Busting the Beijing bustle

17 June 2014

Deep in the heart of Beijing's sprawling metropolis, JAMES WOOKEY shares his favourite places to escape the crowds. 

There’s a Chinese saying that roughly translates as “to see something once is better than to hear of it one hundred times” (bǎi wén bùrú yī jiàn).  When you’ve heard of the possibilities on offer in Beijing well over one hundred times, it makes sense to come and see first-hand whether the reality lives up to the hype.  And it does - Beijing is truly an exciting place to be. 

However, the reality is also that, at more than 21 million inhabitants, Beijing’s population is almost equal to Australia’s entire population. This makes the city a frenetic place to be.  And as more people from across China and all over the world are drawn to Beijing, it’s not getting any quieter. The streets and parks and restaurants and tourist attractions just get all the more crowded.  

When you’re craving some time-out, the good news is that it’s easy to escape the crowds.  Here are my current favourite places to get away from it all for a few hours.

Jingshan Park (Jǐngshān Gōngyuán)

When they dug the moat around the Forbidden City, they piled up all the soil to make what is now Jingshan Park.  The 45m high artificial hill is directly north of the Forbidden City, and offers unparalleled views over central Beijing.  Whilst at any given time there will be a steady stream of tourists traipsing up to the top of the hill after leaving the Forbidden City, the rest of the park is largely a tourist-free zone.  Thanks to the winding paths and abundance of trees, you can leave the traffic behind and have nothing but the birds and leaves for company. The best part? It’s right in the centre of Beijing.

The Foreign Legation Quarter (Dōng Jiāo Mín Xiàng)

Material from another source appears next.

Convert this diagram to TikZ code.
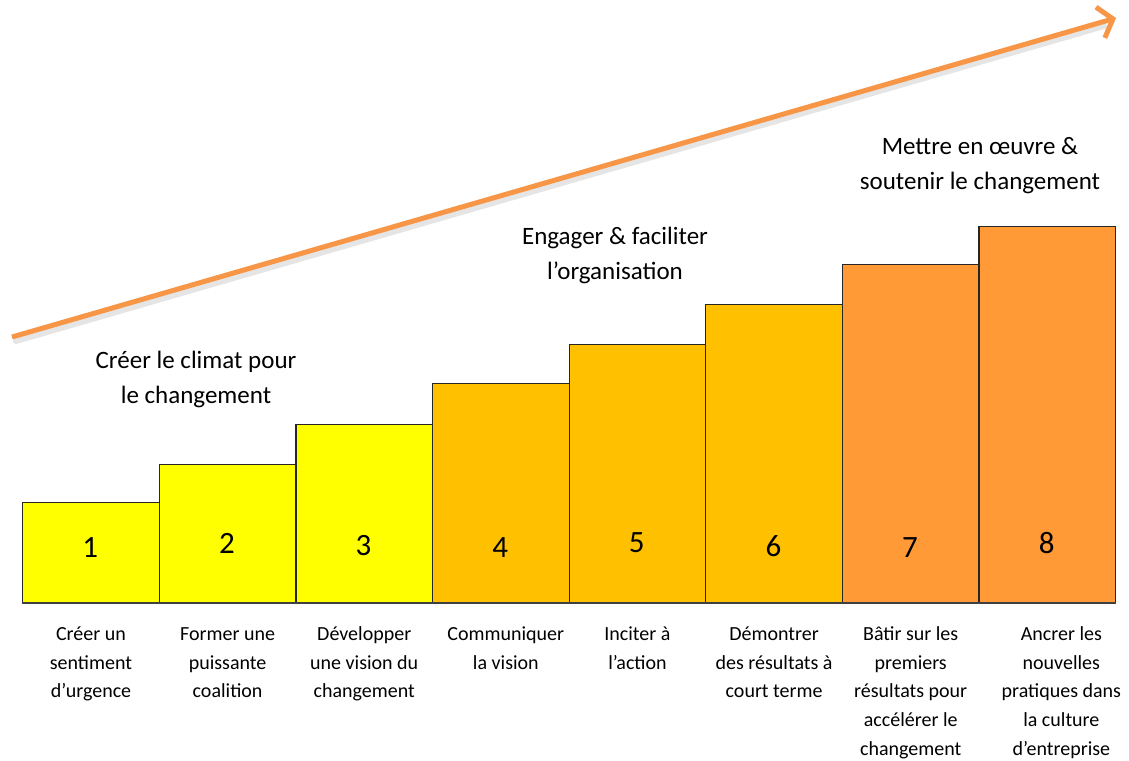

Southeast of the Forbidden City, just a stone’s throw from the throngs of tourists at Tiananmen Square, lies the Foreign Legation Quarter.  In the 19th century this small grid of streets was home to Beijing’s foreign population, and their embassies, post offices, churches and banks still stand.  In spite of its central location the streets are dead-quiet, and you can stroll down the leafy streets in almost complete peace and quiet.  The variety of European architecture is worth the detour alone, as are the old French-language street signs - a small piece of the Peking of days gone by.

Fragrant Hills Park (Xiāngshān Gōngyuán)

At the western edge of Beijing, the Fragrant Hills Park is a world apart.  The crisp, clean air makes it very popular with locals, but it’s surprisingly easy to leave the crowds behind.  You can hike for hours past the ruins of imperial villas and temples, and not encounter another soul. And best of all, on a clear day you can see all of Beijing laid out right before you.